Is there any truth behind this? Does ubuntu/canonical contribute little to upstream?

Bachstelze
August 10th, 2008, 10:03 PM
I guess that's true. For example, Ingo Molnar (http://en.wikipedia.org/wiki/Ingo_Molnar) is a RedHad employee, but works on the kernel full-time, and does not actually do anything on RH. I don't think Canonical does such things.

ssam
August 10th, 2008, 10:13 PM
http://wiki.ubuntu.com/Website/Content/UbuntuContributions

linux-image-2.6.26-4-generic is installed on ~900 machines according to popcon.ubuntu.com. that implies that there are several thousand people testing intrepid already. So that thousands of people testing the next version gnome. during the hardy dev cycle ubuntu testers found some pretty nasty bugs, and these got fixed.

fatality_uk
August 10th, 2008, 10:14 PM
I am sure I heard Mark Shuttleworth say in an interview that Canonical work upstream with Debian guys. But remember, Ubuntu's "mission statement" isn't really, that contribute across the development spectrum, they are interested in putting out a top class OS.

castrojo
August 10th, 2008, 10:20 PM
For the kernel:

http://blog.phunnypharm.org/2008/07/canonical-and-linux-kernel.html

As far as debian goes: Myself, Jono Bacon, Mark Shuttleworth, Celso Providelo, Matthias Klose, Steve Langasek, and Kees Cook are currently attending DebConf (the debian conference) and having good discussions with Debian Developer's on how to improve collaboration with Debian.

Obviously there's always places to improve but yes, contributions to upstream and Debian is important to Ubuntu.

Vivaldi Gloria
August 10th, 2008, 10:31 PM
For the kernel:

http://blog.phunnypharm.org/2008/07/canonical-and-linux-kernel.html

As far as debian goes: Myself, Jono Bacon, Mark Shuttleworth, Celso Providelo, Matthias Klose, Steve Langasek, and Kees Cook are currently attending DebConf (the debian conference) and having good discussions with Debian Developer's on how to improve collaboration with Debian.

Obviously there's always places to improve but yes, contributions to upstream and Debian is important to Ubuntu.

This is what I was hoping to hear. Thanks.

Dremora
August 10th, 2008, 10:36 PM
Trying to maintain patches outside of Debian over the long term will just lead to needless headaches, duplication of effort, and Canonical will be getting bugs back for things that are already fixed in the last version.

They're really just shooting themselves in the foot if they don't give back.

Brunellus
August 11th, 2008, 02:15 PM
Trying to maintain patches outside of Debian over the long term will just lead to needless headaches, duplication of effort, and Canonical will be getting bugs back for things that are already fixed in the last version.

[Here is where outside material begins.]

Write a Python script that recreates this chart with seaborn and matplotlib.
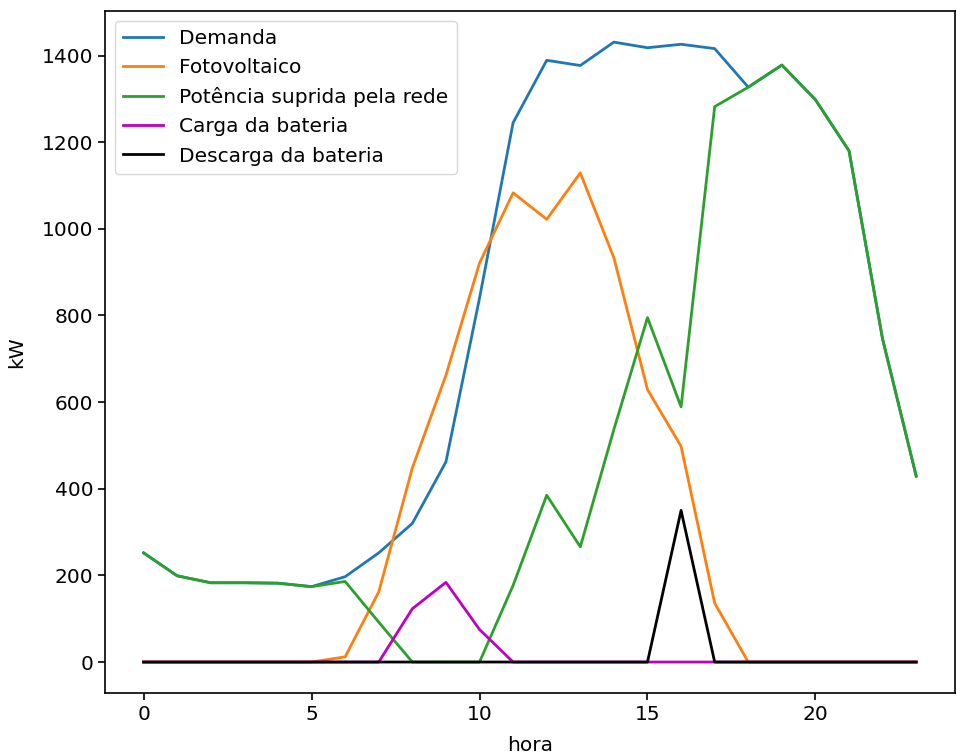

They're really just shooting themselves in the foot if they don't give back.
Debian's development cycle is unbearably slow for Ubuntu. The usual Debianista retort of "well just effin' use Sid" simply isn't good enough. Ubuntu has usually managed to be just ahead of Debian Testing, with a fair bit of support.

In any event, "giving back" isn't really as relevant as "following the express terms of the license." So long as Ubuntu (or anyone else for that matter) continues to make their source code available under the terms of the GPL, they can proceed however they want.